Now for a battle of the bad pop science books:
Wade supports Pinker’s (2011) view that violence has been on a decreasing trajectory; I have only slight problems with that claim (Block 2014). He also buys into Pinker’s notion that the source of this welcome trend is, of all things, the government. With this I have great difficulties (Block 2014). Writes Wade (170): “Pinker agrees ... that the principle drivers of the civilizing process were the increasing monopoly of force by the state which reduced the need for interpersonal violence.” But Block (2014) argues that this diminution of crime, warfare, cruelty, if such really exists, occurred in spite of the increasing power of the government,7 not because of it, and all the statistics in the world cannot say nay to this claim. Wade (2014) does not consider this possibility, nor does Pinker (2011).

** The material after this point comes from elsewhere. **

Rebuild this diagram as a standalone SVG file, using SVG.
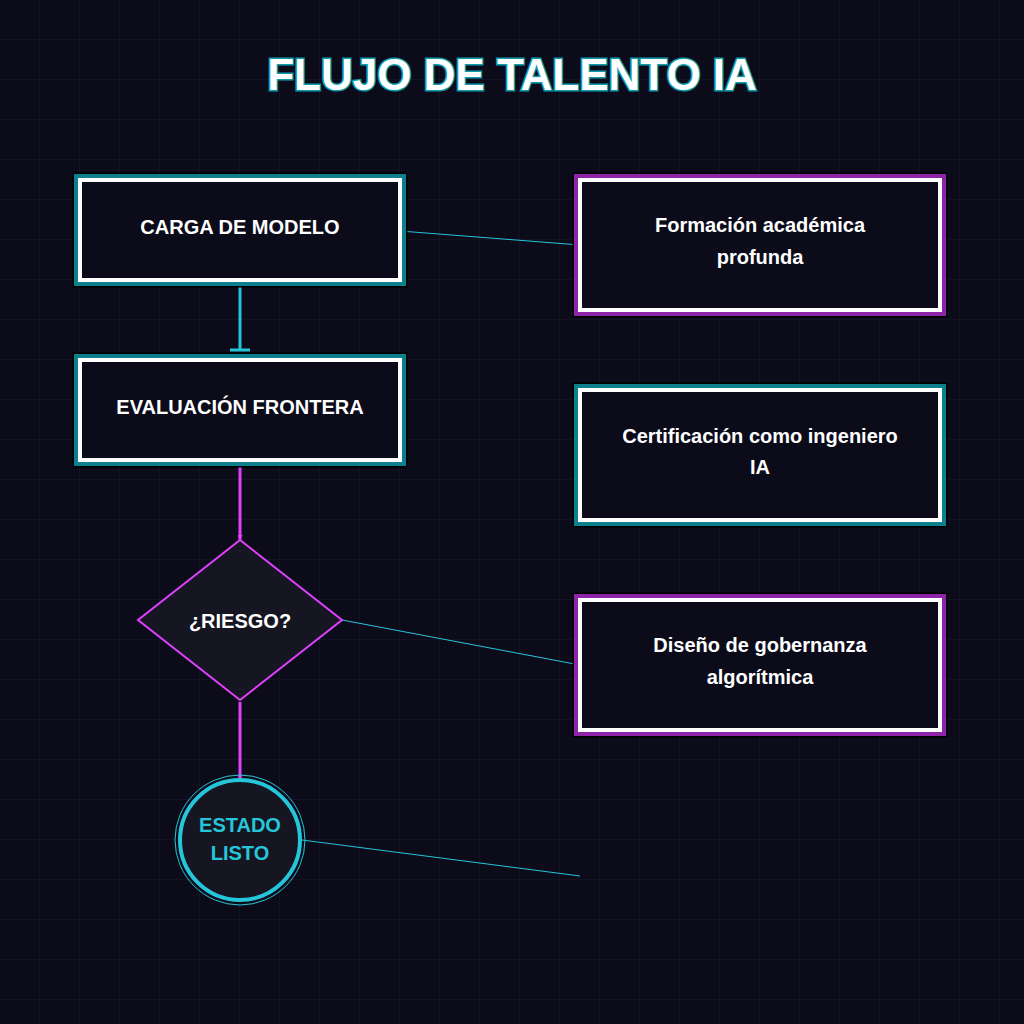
<svg xmlns="http://www.w3.org/2000/svg" width="1024" height="1024" viewBox="0 0 1024 1024">
<defs>
<pattern id="grid" width="40" height="40" patternUnits="userSpaceOnUse"><path d="M40 0V40H0" fill="none" stroke="#1a1a2e" stroke-width="1"/></pattern>
<marker id="arr" viewBox="0 0 10 10" refX="10" refY="5" markerWidth="5" markerHeight="5" orient="auto" markerUnits="userSpaceOnUse"><path d="M0 0L10 5L0 10Z" fill="#e040fb"/></marker>
<marker id="tee" viewBox="0 0 4 20" refX="2" refY="10" markerWidth="4" markerHeight="20" orient="auto" markerUnits="userSpaceOnUse"><path d="M2 0V20" stroke="#26c6da" stroke-width="3"/></marker>
</defs>
<style>
.t{font-family:"Liberation Sans",Arial,sans-serif;font-weight:bold;fill:#fff;text-anchor:middle}
.box{fill:#0b0b1a;stroke:#fff;stroke-width:4}
.tealo{fill:none;stroke:#0e7f8c;stroke-width:6}
.purpo{fill:none;stroke:#8e24aa;stroke-width:6}
.blk{fill:none;stroke:#000;stroke-width:3}
</style>
<rect width="1024" height="1024" fill="#0b0b1a"/>
<rect width="1024" height="1024" fill="url(#grid)"/>
<text x="512" y="90" class="t" font-size="44" fill="#e0ffff" stroke="#0e9aa8" stroke-width="3" paint-order="stroke">FLUJO DE TALENTO IA</text>
<g id="connectors" fill="none">
<path d="M240 282V350" stroke="#26c6da" stroke-width="3" marker-end="url(#tee)"/>
<path d="M240 462V540" stroke="#e040fb" stroke-width="3" marker-end="url(#arr)"/>
<path d="M240 702V780" stroke="#e040fb" stroke-width="3" marker-end="url(#arr)"/>
<path d="M400 231L580 245" stroke="#26c6da" stroke-width="1"/>
<path d="M342 620L580 665" stroke="#26c6da" stroke-width="1"/>
<path d="M302 840L580 876" stroke="#26c6da" stroke-width="1"/>
</g>
<g id="carga"><rect x="74" y="174" width="332" height="112" class="blk"/><rect x="77" y="177" width="326" height="106" class="tealo"/><rect x="80" y="180" width="320" height="100" class="box"/><text x="240" y="234" class="t" font-size="20">CARGA DE MODELO</text></g>
<g id="eval"><rect x="74" y="354" width="332" height="112" class="blk"/><rect x="77" y="357" width="326" height="106" class="tealo"/><rect x="80" y="360" width="320" height="100" class="box"/><text x="240" y="414" class="t" font-size="20">EVALUACIÓN FRONTERA</text></g>
<g id="riesgo"><path d="M240 540L342 620L240 700L138 620Z" fill="#161622" stroke="#e040fb" stroke-width="2"/><text x="240" y="628" class="t" font-size="20">¿RIESGO?</text></g>
<g id="listo"><circle cx="240" cy="840" r="65" fill="none" stroke="#26c6da" stroke-width="1"/><circle cx="240" cy="840" r="60" fill="#161622" stroke="#26c6da" stroke-width="4"/><text x="240" y="832" class="t" font-size="20" fill="#26c6da" style="fill:#26c6da">ESTADO</text><text x="240" y="860" class="t" font-size="20" style="fill:#26c6da">LISTO</text></g>
<g id="formacion"><rect x="574" y="174" width="372" height="142" class="blk"/><rect x="577" y="177" width="366" height="136" class="purpo"/><rect x="580" y="180" width="360" height="130" class="box"/><text x="760" y="232" class="t" font-size="20">Formación académica</text><text x="760" y="264" class="t" font-size="20">profunda</text></g>
<g id="certificacion"><rect x="574" y="384" width="372" height="142" class="blk"/><rect x="577" y="387" width="366" height="136" class="tealo"/><rect x="580" y="390" width="360" height="130" class="box"/><text x="760" y="443" class="t" font-size="20">Certificación como ingeniero</text><text x="760" y="474" class="t" font-size="20">IA</text></g>
<g id="diseno"><rect x="574" y="594" width="372" height="142" class="blk"/><rect x="577" y="597" width="366" height="136" class="purpo"/><rect x="580" y="600" width="360" height="130" class="box"/><text x="760" y="652" class="t" font-size="20">Diseño de gobernanza</text><text x="760" y="684" class="t" font-size="20">algorítmica</text></g>
</svg>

Wade’s demolition of Diamond (1999) is masterful. States the former (222): “If in the same environment, that of Australia, one population can operate a highly productive economy and another cannot, surely it cannot be the environment that is decisive, as Diamond asserts, but rather some critical difference in the nature of the two people and their societies. Diamond himself raises this counterargument, but only to dismiss it as ‘loathsome’ and ‘racist,’ a stratagem that spares him the trouble of having to address its merits.” Yes, Wade lands a bull’s eye shot at Diamond for his violation of the importance of the open debate strictures of Mill (1859); “racist” indeed.
To wrap up:
Despite my reservations about this book, I am a great supporter of it. Not just because Wade is a magnificent contrarian. Not merely because he ruffles feathers that are in sore need of such treatment. Not only because of his undoubted courage in taking on, fearlessly, politically correct shibboleths of the left. But also because this is a scholarly book, replete with great imagination, important examples and magnificent insights. I learned a lot from it, and I imagine most people will, too.